The bee's knees indeed Sir Sacrament. The deep, mask-worn lines from the mask I wear at work are finally relieved by week's end. I thought being unemployed was bad, but working full-time might be even worse. But who knows, maybe I will be able to adapt. Interesting perspective though.
 

w*n*c*a*m

Well-known member
#11
Aside from my anxiety is that I have a terrible trust issue. Everytime I meet new people, no matter how good is their impression to me, I always have this default perspective that people are not nice until proven otherwise. Because of that, I usually stay on a polite relationship with them- nice and friendly but never close. What makes it harder to connect is that most of the time they do end up not nice at all. I don’t know maybe I just have a very high expectation with people, I’m not expecting them to be saints. I just want to befriend someone whom I can really trust. Unfortunately I easily get discouraged when I meet someone who’s like very nice and friendly to me yet most of her stories are about shady things about another person yet I see her talk so nice and affectionate with that same person on Facebook. I get skeptic to people who gives subtle shady comments to me or to any person I know. You know, words that is masked as a compliment but with a hint of negativity. Eg. “Oh that’s a nice place just be careful because I heard they have lots of lethal spiders out there”. They seem to be very common and it’s not like I’ve only witnessed them act like these ones. So it already gives me a hint of what that person is.

Another issue is that I do meet people whom are genuinely nice but I am such a lazy socializer. Like I only really want to socialize with people when I feel like to because being an introvert I prefer being with myself. But then people expect me to meet them often, to hangout or go out and most of the time I just really dont feel like doing it. Eventually they get tired of inviting me and maybe think that I’m not interested. I still talk to them now and then but I couldnt create a deeper connection because of my ‘laziness’.

I think the only times that i could really make friends with nice people is when I often see them in a neutral environment like in school. But I dont go to school anymore and I consider workplace as a stressful place to create friendship. So yeah friendship is such a rare occurence to me.
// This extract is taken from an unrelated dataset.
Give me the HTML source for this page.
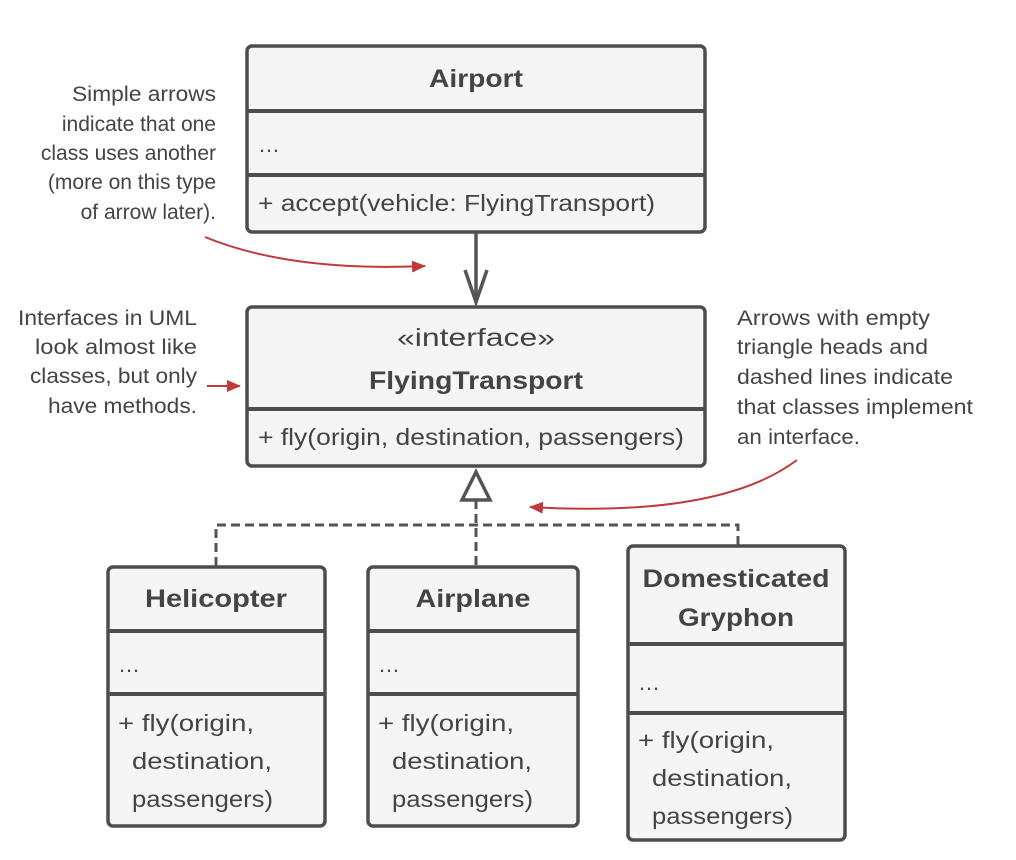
<!DOCTYPE html>
<html><head><meta charset="utf-8"><style>
html,body{margin:0;padding:0;background:#fff;}
svg{display:block;}
text{font-family:"Liberation Sans",sans-serif;fill:#444;}
.b{font-weight:bold;}
</style></head><body>
<svg width="1016" height="860" viewBox="0 0 1016 860" xmlns="http://www.w3.org/2000/svg">
<defs>
<marker id="red" markerWidth="14" markerHeight="12" refX="13" refY="6" orient="auto" markerUnits="userSpaceOnUse">
<path d="M0,0 L14,6 L0,12 z" fill="#c0393b"/></marker>
</defs>
<g fill="#f5f5f5" stroke="#4d4d4d" stroke-width="3.5">
<rect x="247" y="46" width="458" height="186" rx="5"/>
<rect x="247" y="307" width="458" height="159" rx="5"/>
<rect x="108" y="567" width="217" height="259" rx="5"/>
<rect x="368" y="567" width="210" height="259" rx="5"/>
<rect x="628" y="546" width="217" height="294" rx="5"/>
</g>
<g stroke="#4d4d4d" stroke-width="4">
<line x1="247" y1="111" x2="705" y2="111"/>
<line x1="247" y1="175" x2="705" y2="175"/>
<line x1="247" y1="409" x2="705" y2="409"/>
<line x1="108" y1="631" x2="325" y2="631"/>
<line x1="108" y1="694" x2="325" y2="694"/>
<line x1="368" y1="631" x2="578" y2="631"/>
<line x1="368" y1="694" x2="578" y2="694"/>
<line x1="628" y1="644" x2="845" y2="644"/>
<line x1="628" y1="713" x2="845" y2="713"/>
</g>
<g stroke="#555" stroke-width="3.5" fill="none">
<line x1="476" y1="232" x2="476" y2="302"/>
<polyline points="465,270 476,302 487,270"/>
</g>
<g stroke="#555" stroke-width="3" fill="none" stroke-dasharray="9,5">
<line x1="476" y1="500" x2="476" y2="566"/>
<polyline points="216,566 216,525 738,525 738,545"/>
</g>
<polygon points="476,472 462,500 490,500" fill="#fff" stroke="#555" stroke-width="3.5"/>
<g stroke="#c0393b" stroke-width="2" fill="none">
<path d="M205,237 Q290,272 425,266" marker-end="url(#red)"/>
<path d="M207,386 L240,386" marker-end="url(#red)"/>
<path d="M797,460 Q720,518 530,507" marker-end="url(#red)"/>
</g>
<g font-size="25">
<text x="476" y="87" text-anchor="middle" class="b" textLength="94" lengthAdjust="spacingAndGlyphs">Airport</text>
<text x="258" y="152" font-size="22">…</text>
<text x="258" y="211" font-size="23" textLength="397" lengthAdjust="spacingAndGlyphs">+ accept(vehicle: FlyingTransport)</text>
<text x="476" y="346" text-anchor="middle" textLength="158" lengthAdjust="spacingAndGlyphs">«interface»</text>
<text x="476" y="389" text-anchor="middle" class="b" textLength="214" lengthAdjust="spacingAndGlyphs">FlyingTransport</text>
<text x="258" y="445" font-size="23" textLength="426" lengthAdjust="spacingAndGlyphs">+ fly(origin, destination, passengers)</text>
<text x="216" y="607" text-anchor="middle" class="b" textLength="142" lengthAdjust="spacingAndGlyphs">Helicopter</text>
<text x="473" y="607" text-anchor="middle" class="b" textLength="115" lengthAdjust="spacingAndGlyphs">Airplane</text>
<text x="736" y="587" text-anchor="middle" class="b" textLength="187" lengthAdjust="spacingAndGlyphs">Domesticated</text>
<text x="736" y="626" text-anchor="middle" class="b" textLength="116" lengthAdjust="spacingAndGlyphs">Gryphon</text>
<g font-size="22">
<text x="118" y="672">…</text><text x="378" y="672">…</text><text x="638" y="690">…</text>
</g>
<g font-size="23">
<text x="118" y="731" textLength="136" lengthAdjust="spacingAndGlyphs">+ fly(origin,</text>
<text x="132" y="769" textLength="140" lengthAdjust="spacingAndGlyphs">destination,</text>
<text x="132" y="807" textLength="141" lengthAdjust="spacingAndGlyphs">passengers)</text>
<text x="378" y="731" textLength="136" lengthAdjust="spacingAndGlyphs">+ fly(origin,</text>
<text x="392" y="769" textLength="140" lengthAdjust="spacingAndGlyphs">destination,</text>
<text x="392" y="807" textLength="141" lengthAdjust="spacingAndGlyphs">passengers)</text>
<text x="638" y="748" textLength="136" lengthAdjust="spacingAndGlyphs">+ fly(origin,</text>
<text x="652" y="786" textLength="140" lengthAdjust="spacingAndGlyphs">destination,</text>
<text x="652" y="824" textLength="141" lengthAdjust="spacingAndGlyphs">passengers)</text>
</g>
</g>
<g font-size="21" text-anchor="end">
<text x="216" y="101" textLength="144" lengthAdjust="spacingAndGlyphs">Simple arrows</text>
<text x="216" y="131">indicate that one</text>
<text x="216" y="160">class uses another</text>
<text x="216" y="189">(more on this type</text>
<text x="216" y="219">of arrow later).</text>
<text x="197" y="325" textLength="179" lengthAdjust="spacingAndGlyphs">Interfaces in UML</text>
<text x="197" y="354" textLength="162" lengthAdjust="spacingAndGlyphs">look almost like</text>
<text x="197" y="383" textLength="167" lengthAdjust="spacingAndGlyphs">classes, but only</text>
<text x="197" y="413" textLength="149" lengthAdjust="spacingAndGlyphs">have methods.</text>
</g>
<g font-size="21">
<text x="737" y="325" textLength="193" lengthAdjust="spacingAndGlyphs">Arrows with empty</text>
<text x="737" y="354" textLength="191" lengthAdjust="spacingAndGlyphs">triangle heads and</text>
<text x="737" y="384" textLength="216" lengthAdjust="spacingAndGlyphs">dashed lines indicate</text>
<text x="737" y="414" textLength="236" lengthAdjust="spacingAndGlyphs">that classes implement</text>
<text x="737" y="444" textLength="123" lengthAdjust="spacingAndGlyphs">an interface.</text>
</g>
</svg>
</body></html>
Lol
 

Miserum

Well-known member
#12
Another issue is that I do meet people whom are genuinely nice but I am such a lazy socializer. Like I only really want to socialize with people when I feel like to because being an introvert I prefer being with myself. But then people expect me to meet them often, to hangout or go out and most of the time I just really dont feel like doing it. Eventually they get tired of inviting me and maybe think that I’m not interested. I still talk to them now and then but I couldnt create a deeper connection because of my ‘laziness’.
I experience the same thing. I wonder if it's due to being afraid of losing that initial connection, that connection being "I think you're genuinely nice." What if they aren't actually nice? But in either case we lose; if we don't go and hang out with them, they become distant and we may have missed out on genuine friendship. If we do hang out, we sometimes find out that they aren't actually that nice, and so we distance ourselves from them.
 
#13
I experience the same thing. I wonder if it's due to being afraid of losing that initial connection, that connection being "I think you're genuinely nice." What if they aren't actually nice? But in either case we lose; if we don't go and hang out with them, they become distant and we may have missed out on genuine friendship. If we do hang out, we sometimes find out that they aren't actually that nice, and so we distance ourselves from them.
I think my main issue is that creating real connection to people requires some vulnerability and I don’t want to do that unless I am convinced that the person is to be trusted. I dont want the person end up judging me or backstabbing me if he/she gets to know the real me.